@veer66

A and B are non negative.

@ijliao

A and B are non negative.

@Pat

There was a time-limited online assessment. When I submitted this solution, I passed 6 test cases of 12 test cases.

it is C++ clode, C/=2 would be a non-integer result because C is not of doubel type.

Yea, using bitwise operators is better.
the range of A and B is [0,1000000000]

I dont understand the after-the-shift part.

@Acer

For example, after the shift left, if you want to test the MSB (most-significant bit) of an 8-bit result that looks like this:

10011000

You could do a logical AND with a mask that looks like this:

10000000 , which is 2^(8-1)

The result is zero if the MSB is zero.

There may be a specific C++ operation that can directly check the MSB without using the mask, but I don't remember if there is or not.

Note: The 2^(n-1) allows for an arbitrary number of bits, but you'd probably know that already in advance and could just use a constant.

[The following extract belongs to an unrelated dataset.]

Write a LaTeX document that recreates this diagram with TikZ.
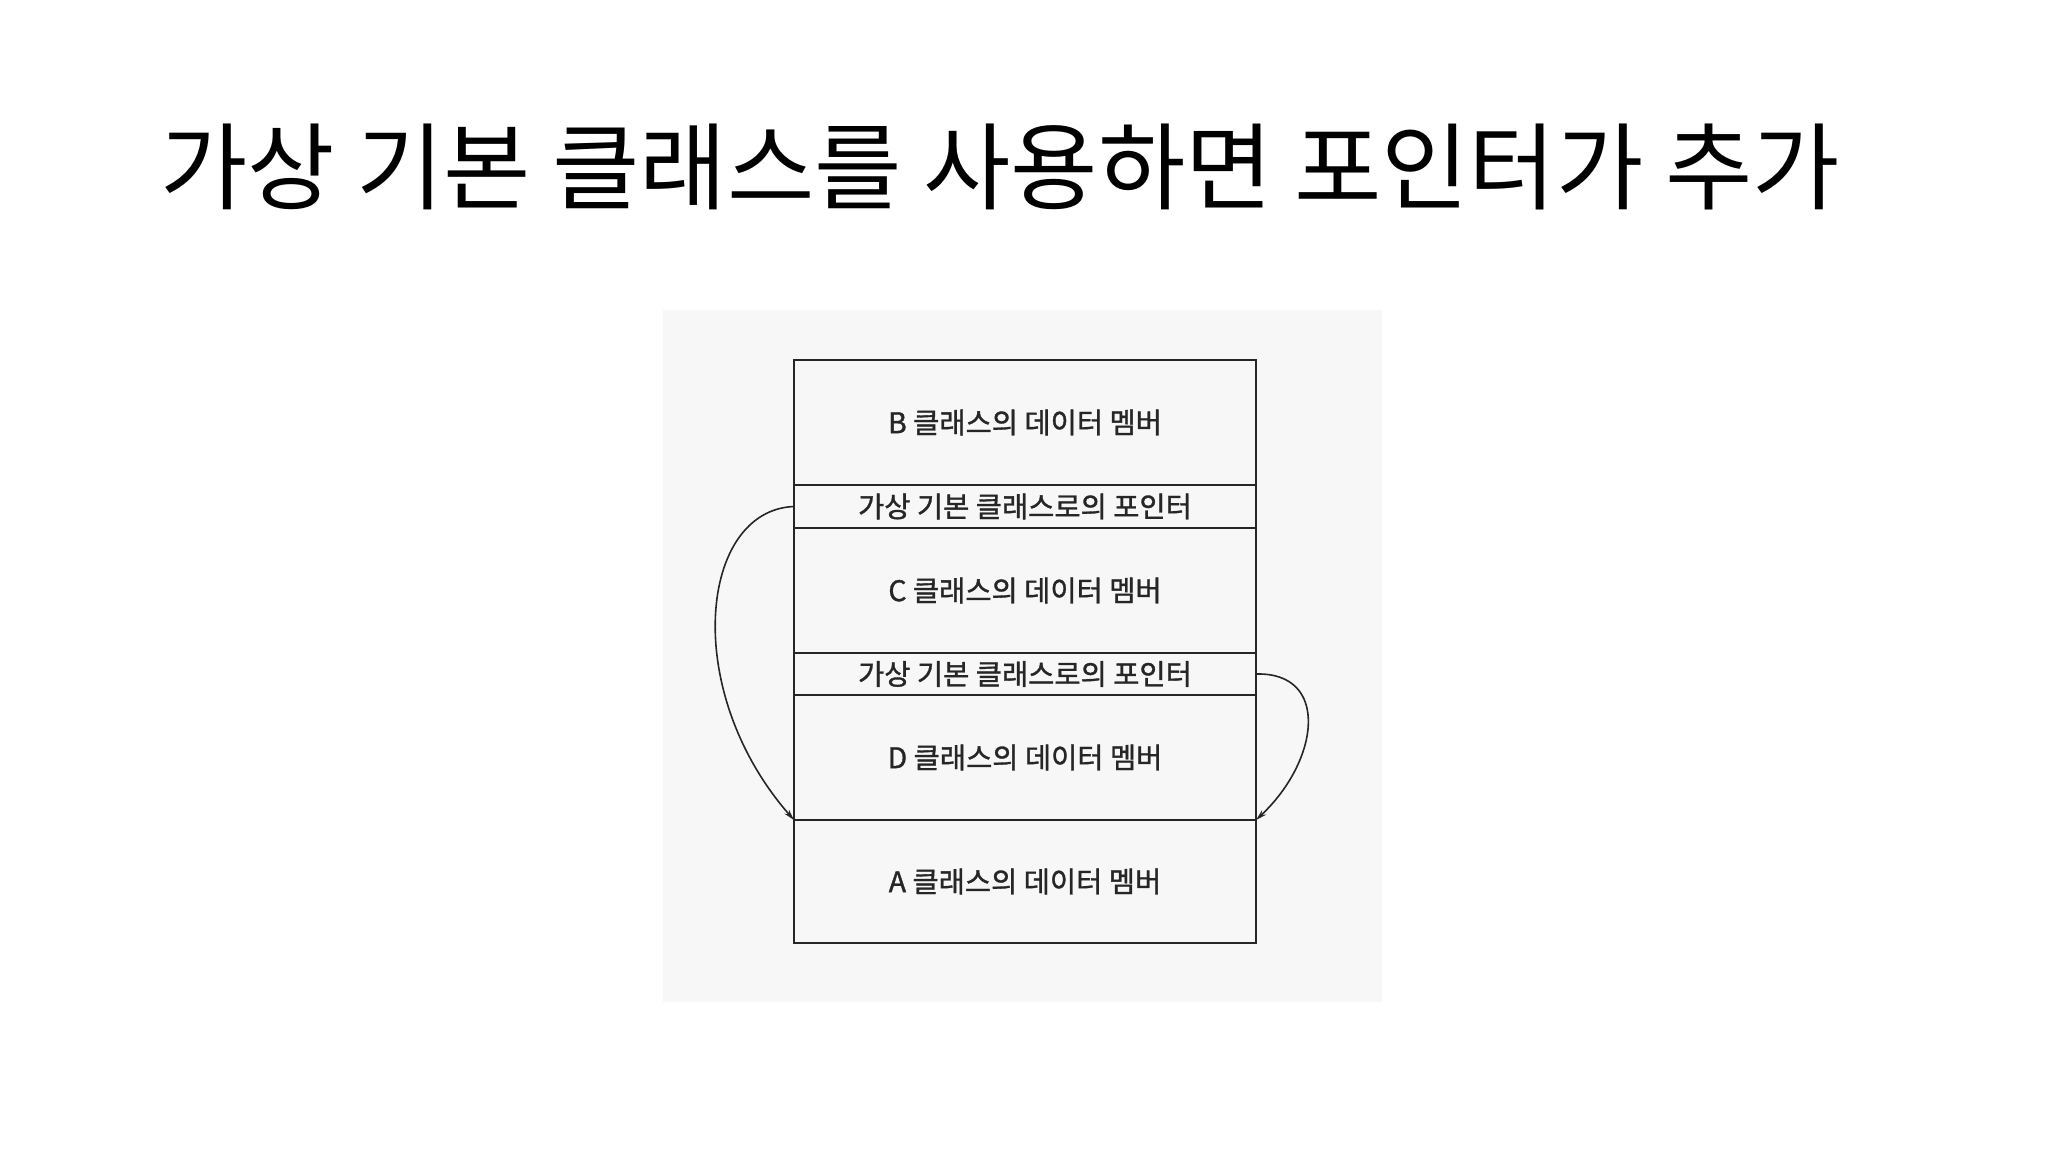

@Acer @Pat i believe that, you don't need to do the manual conversion by dividing 2. The numbers ARE binaries in computer and will be nothing else. All you need to do is to count the 1s with some bit operations.

@Acer @Pat

i think this would work …

long long unsigned count(unsigned a, unsigned b){ long long unsigned p = a*b; int count = 0; while(p>0){ count += (p&1); p = p >> 1; } }

@Acer

Also, yes, the test would come before the shift, unless you were testing the carry flag, but I don't think C can do that.

@Acer

Trying to think of applications of that function... error detection, image processing, and maybe signal processing? I don't know...